Much of what makes a great car great is literally under the hood.  Out of sight. Conceptually inaccessible to Customers, Product Managers, Marketers...even most Test-Drivers. What makes the Ultimate Driving Machine work so well is found in the domain of the expert and experienced Engineer.

In the same way, unit tests are of, by, and for Software Developers.

What's the Difference?

In both cases, we write the tests before we write the solution code that makes the tests pass.  Though they look the same on the surface, and have similar names, they are not replacements for each other.

For TDD:
  • Each test pins down technical behavior.
  • Written by developers.
  • Intended for an audience of developers.
  • Run frequently by the team.
  • All tests pass 100% before commit and at integration.
  • Each test pins down a business rule or behavior.
  • Written by the team.
  • Intended for the whole team as audience.
  • Run frequently by the team.
  • New tests fail until the story is done.  Prior tests should all pass.
Which practice, ATDD or TDD, should your team use? Your answer is embedded in this Sportscar Metaphor.*

Behavior Driven Development

For a long time no one could clearly express what "Behavior Driven Development" or BDD was all about. Dan North coined the term to try to describe TDD in a way that expressed what Ward Cunningham really meant when he said that TDD wasn't a testing technique.

Multiple coaches in the past (me, included) have said that BDD was "TDD done right." This is unnecessarily narrow, and potentially insulting to folks who have already been doing it right for years, and calling it TDD.  Simply because many people join Kung Fu classes and spend many months doing the forms poorly doesn't mean we need to rename Kung Fu. (Nor should we say that "Martial Arts" captures the uniqueness of Kung Fu.)  

I witnessed a pair of courageous young developers who offered to provide a demo of BDD for a meetup.  They used rspec to write Ruby code test-first.  They didn't refactor away their magic numbers or other stink before moving on to other randomly-chosen functionality. "This can't be BDD," I thought, "because BDD is TDD done well."

TDD is TDD done well.  Nothing worth doing is worth doing incorrectly.  I had been using TDD to test, code, and design elegant software behaviors since 1998. I wanted to know what BDD adds to the craft of writing great software.

I can say with certainty that I'm a big fan of BDD, but I'm still not satisfied with any of the definitions (and I'm okay with that, since defining something usually ruins it).  A first-order approximation might be "BDD is the union of ATDD and TDD."  This still seems to be missing something subtle.
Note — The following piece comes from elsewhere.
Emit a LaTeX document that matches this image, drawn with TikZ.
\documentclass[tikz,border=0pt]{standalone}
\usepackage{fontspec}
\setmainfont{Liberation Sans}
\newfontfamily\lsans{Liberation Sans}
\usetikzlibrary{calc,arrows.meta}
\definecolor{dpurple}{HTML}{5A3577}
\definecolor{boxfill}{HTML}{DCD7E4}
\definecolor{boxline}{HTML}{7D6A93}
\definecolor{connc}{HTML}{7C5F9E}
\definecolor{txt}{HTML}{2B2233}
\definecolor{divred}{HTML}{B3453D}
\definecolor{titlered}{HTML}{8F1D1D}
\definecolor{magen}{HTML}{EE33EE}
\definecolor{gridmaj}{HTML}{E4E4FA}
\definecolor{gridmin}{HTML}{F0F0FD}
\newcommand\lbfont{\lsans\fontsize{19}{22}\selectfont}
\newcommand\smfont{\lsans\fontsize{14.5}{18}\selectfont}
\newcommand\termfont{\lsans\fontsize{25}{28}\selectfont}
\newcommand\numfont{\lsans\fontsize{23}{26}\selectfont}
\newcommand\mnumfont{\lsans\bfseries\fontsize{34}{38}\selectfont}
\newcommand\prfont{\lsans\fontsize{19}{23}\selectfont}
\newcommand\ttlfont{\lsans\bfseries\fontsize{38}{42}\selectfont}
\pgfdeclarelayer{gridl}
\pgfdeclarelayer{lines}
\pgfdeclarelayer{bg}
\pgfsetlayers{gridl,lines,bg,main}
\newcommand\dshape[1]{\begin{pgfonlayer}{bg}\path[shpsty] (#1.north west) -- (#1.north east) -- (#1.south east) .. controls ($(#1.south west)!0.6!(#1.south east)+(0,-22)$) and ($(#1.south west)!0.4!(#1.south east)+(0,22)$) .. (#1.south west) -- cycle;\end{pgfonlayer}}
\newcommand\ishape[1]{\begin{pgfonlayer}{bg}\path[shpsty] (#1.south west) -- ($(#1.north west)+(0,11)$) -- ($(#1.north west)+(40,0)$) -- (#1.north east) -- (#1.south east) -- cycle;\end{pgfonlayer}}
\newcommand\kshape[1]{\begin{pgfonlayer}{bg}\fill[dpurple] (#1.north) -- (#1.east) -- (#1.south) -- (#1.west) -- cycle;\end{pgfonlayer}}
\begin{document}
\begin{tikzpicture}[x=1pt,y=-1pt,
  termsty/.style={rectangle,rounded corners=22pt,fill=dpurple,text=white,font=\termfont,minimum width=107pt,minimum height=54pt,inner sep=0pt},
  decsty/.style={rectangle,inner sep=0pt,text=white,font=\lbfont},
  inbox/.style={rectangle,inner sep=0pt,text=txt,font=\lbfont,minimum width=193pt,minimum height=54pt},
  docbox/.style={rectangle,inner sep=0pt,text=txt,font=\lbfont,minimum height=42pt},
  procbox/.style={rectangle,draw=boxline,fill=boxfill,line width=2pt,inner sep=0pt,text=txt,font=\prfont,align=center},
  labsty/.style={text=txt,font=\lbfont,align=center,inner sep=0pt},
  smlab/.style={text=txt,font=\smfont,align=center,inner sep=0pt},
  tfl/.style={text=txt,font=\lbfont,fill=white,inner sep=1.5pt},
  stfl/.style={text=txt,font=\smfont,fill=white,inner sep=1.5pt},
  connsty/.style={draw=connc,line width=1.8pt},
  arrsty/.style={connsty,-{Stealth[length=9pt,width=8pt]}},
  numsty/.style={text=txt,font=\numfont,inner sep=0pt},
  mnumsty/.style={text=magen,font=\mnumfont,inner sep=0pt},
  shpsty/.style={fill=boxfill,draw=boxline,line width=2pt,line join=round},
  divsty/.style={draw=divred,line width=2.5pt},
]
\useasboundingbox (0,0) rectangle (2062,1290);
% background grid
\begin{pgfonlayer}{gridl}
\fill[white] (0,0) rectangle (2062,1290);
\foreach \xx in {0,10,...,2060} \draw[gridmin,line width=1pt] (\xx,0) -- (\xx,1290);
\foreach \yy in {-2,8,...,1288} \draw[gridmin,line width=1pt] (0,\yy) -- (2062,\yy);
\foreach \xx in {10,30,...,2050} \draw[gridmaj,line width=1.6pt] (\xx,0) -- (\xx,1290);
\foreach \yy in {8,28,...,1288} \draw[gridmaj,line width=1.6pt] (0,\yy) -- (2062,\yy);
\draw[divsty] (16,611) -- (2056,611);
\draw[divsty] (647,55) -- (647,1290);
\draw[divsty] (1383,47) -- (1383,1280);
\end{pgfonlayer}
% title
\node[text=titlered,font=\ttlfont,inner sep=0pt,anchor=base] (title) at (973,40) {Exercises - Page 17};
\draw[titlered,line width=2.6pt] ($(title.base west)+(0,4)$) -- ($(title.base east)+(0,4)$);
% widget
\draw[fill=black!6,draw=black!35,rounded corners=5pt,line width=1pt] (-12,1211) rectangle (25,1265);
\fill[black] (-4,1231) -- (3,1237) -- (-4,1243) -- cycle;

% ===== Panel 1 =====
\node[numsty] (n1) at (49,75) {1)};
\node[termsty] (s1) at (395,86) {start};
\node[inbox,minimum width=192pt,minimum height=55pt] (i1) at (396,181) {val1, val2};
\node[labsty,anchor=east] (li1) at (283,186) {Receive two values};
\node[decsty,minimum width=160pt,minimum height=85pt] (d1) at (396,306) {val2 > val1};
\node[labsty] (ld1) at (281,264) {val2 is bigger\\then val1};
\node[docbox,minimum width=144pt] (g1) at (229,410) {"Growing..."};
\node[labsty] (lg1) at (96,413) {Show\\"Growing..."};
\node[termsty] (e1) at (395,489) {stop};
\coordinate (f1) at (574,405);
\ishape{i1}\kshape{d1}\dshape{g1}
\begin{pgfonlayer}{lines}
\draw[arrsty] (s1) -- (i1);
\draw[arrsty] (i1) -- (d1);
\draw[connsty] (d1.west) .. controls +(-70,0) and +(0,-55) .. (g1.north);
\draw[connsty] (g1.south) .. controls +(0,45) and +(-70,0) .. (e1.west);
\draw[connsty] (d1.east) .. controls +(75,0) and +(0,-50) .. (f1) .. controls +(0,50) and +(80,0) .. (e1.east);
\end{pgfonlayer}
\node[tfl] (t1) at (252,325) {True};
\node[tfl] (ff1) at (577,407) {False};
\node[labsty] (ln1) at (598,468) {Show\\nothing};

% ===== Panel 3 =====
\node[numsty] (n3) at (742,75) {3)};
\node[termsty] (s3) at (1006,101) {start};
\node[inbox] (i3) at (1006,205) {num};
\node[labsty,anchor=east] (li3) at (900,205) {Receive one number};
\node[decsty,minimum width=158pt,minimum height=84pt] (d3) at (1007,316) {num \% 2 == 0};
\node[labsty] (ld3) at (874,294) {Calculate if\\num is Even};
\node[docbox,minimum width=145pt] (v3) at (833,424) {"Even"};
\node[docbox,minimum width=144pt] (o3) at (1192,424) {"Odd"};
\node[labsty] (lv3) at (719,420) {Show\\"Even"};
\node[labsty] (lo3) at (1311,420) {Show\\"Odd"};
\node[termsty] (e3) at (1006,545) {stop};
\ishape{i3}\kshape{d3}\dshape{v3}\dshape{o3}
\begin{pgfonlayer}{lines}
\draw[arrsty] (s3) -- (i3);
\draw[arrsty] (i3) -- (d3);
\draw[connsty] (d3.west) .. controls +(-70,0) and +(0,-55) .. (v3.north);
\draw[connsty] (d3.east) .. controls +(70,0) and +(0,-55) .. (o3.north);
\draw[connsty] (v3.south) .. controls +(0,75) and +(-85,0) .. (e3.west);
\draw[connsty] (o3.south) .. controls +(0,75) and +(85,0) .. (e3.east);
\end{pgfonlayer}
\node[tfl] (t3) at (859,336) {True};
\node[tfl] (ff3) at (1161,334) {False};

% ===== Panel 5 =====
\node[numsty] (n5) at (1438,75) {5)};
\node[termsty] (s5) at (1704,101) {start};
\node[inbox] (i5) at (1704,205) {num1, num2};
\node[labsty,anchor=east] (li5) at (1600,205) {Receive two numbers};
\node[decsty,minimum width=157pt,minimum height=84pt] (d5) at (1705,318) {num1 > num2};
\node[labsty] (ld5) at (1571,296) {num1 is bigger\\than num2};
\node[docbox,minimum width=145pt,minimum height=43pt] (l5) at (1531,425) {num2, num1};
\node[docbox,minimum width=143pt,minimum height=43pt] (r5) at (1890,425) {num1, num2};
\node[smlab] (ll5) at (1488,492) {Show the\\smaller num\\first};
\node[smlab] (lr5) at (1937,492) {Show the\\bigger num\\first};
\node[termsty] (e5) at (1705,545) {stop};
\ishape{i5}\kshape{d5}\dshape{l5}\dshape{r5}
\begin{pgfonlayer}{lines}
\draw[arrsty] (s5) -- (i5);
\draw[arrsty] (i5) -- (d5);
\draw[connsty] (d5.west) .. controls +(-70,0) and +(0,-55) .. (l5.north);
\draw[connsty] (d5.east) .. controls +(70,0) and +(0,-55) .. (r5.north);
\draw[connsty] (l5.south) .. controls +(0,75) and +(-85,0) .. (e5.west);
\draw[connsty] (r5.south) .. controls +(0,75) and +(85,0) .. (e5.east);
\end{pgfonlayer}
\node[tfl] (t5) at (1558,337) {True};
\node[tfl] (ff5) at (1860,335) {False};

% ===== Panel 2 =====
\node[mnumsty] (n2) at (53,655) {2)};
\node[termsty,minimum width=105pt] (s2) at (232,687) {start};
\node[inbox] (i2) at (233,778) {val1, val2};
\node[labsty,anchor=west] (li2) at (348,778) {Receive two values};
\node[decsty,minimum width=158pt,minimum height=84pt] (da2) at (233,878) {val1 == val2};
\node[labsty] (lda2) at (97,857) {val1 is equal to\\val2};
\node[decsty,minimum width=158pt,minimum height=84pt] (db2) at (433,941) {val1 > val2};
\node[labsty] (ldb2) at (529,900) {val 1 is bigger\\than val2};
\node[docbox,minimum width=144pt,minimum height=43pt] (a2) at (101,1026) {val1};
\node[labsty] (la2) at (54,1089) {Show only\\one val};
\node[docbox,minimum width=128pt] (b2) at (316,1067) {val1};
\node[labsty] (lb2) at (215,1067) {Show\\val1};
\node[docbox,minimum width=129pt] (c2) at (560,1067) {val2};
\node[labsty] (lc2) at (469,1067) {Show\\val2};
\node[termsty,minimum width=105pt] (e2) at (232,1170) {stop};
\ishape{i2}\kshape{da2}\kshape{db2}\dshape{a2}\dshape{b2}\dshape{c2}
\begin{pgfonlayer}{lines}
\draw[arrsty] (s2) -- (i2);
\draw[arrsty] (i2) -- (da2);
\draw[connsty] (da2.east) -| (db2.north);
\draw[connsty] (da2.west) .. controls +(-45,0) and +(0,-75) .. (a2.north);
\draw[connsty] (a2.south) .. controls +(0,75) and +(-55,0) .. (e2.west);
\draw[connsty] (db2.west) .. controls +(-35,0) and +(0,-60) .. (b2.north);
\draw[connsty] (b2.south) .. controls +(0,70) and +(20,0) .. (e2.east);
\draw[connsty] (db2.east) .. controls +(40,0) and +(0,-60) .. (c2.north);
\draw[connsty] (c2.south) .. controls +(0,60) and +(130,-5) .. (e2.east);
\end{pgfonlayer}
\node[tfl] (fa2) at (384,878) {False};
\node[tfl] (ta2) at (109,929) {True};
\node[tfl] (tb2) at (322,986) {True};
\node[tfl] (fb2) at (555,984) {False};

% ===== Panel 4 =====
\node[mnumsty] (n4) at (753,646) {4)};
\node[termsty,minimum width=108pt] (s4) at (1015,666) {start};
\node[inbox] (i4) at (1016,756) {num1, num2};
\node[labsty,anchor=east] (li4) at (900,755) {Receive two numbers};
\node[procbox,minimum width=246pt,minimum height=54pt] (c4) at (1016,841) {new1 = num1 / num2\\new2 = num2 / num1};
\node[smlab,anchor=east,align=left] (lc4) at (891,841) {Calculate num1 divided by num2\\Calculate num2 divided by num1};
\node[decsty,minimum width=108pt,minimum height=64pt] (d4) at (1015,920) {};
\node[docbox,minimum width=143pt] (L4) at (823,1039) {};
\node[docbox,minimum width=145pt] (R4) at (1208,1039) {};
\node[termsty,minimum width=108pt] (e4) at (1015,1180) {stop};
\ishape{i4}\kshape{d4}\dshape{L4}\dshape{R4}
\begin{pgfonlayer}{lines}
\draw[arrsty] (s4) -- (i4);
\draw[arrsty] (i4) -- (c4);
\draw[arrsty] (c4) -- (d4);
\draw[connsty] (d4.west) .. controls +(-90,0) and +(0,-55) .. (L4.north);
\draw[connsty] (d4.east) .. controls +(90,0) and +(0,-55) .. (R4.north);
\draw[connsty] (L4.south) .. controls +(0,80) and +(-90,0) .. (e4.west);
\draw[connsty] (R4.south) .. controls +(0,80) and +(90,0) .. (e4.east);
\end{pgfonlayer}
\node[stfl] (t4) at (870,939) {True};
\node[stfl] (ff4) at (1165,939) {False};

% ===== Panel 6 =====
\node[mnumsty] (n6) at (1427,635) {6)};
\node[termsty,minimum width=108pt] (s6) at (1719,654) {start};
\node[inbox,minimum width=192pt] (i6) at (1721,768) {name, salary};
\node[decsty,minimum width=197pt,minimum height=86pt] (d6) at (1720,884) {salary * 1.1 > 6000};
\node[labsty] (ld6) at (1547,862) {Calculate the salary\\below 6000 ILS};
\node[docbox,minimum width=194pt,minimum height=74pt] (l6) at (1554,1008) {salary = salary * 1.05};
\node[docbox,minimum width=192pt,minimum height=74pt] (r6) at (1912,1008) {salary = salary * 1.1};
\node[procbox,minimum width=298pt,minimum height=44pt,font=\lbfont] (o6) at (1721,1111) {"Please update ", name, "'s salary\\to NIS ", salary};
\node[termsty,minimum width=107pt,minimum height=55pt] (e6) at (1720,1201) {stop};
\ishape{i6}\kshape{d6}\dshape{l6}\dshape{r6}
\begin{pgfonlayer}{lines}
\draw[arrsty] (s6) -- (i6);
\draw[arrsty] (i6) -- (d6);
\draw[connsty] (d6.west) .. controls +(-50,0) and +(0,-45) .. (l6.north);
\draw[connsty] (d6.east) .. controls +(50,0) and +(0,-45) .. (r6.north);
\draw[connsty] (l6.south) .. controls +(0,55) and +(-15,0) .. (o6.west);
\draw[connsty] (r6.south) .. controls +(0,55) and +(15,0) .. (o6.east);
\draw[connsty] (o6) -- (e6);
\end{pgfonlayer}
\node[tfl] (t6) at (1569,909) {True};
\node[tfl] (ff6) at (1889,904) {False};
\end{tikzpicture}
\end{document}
Or, perhaps there is so much overlap that people will come up with their own myriad pointless distinctions.

However we try to define it in relation to TDD, BDD's value is in the attention, conversations, and analysis it brings to bear on software behaviors.

In hindsight, I have already seen a beautiful demo, by Elisabeth Hendrickson, of TDD, ATDD, and (presumably the spirit of) BDD techniques combined into one whole Agile engineering discipline.

She played all roles (Product, Quality, Development) on the Entaggle.com product, and walked us through the development and testing of a real user story.  She broke the story down into a small set of example scenarios, or Acceptance Tests. She wrote these in Cucumber, and showed us that they failed appropriately.  She then proceeded to develop individual pieces of the solution using TDD with rspec.

Then, once all the rspecs and "Cukes" were passing, she did a brief exploratory testing session (which, by definition, requires an intelligent and well-trained human mind, and thus cannot be automated). And she found a defect!  She added a new Cuke, and a new microtest, for the defect; got all tests to pass; and demonstrated the fully functioning user story for us.

All that without rehearsal, and all within about 45 minutes.  Beautiful!

* I have a draft post that further describes, compares, and contrasts the detailed practices that make up ATDD and TDD, along with a little historical perspective on the origins of each. For today, I wanted to share just the Sportscar Metaphor. It's useful for outlining which xDD practices to use, and how they differ.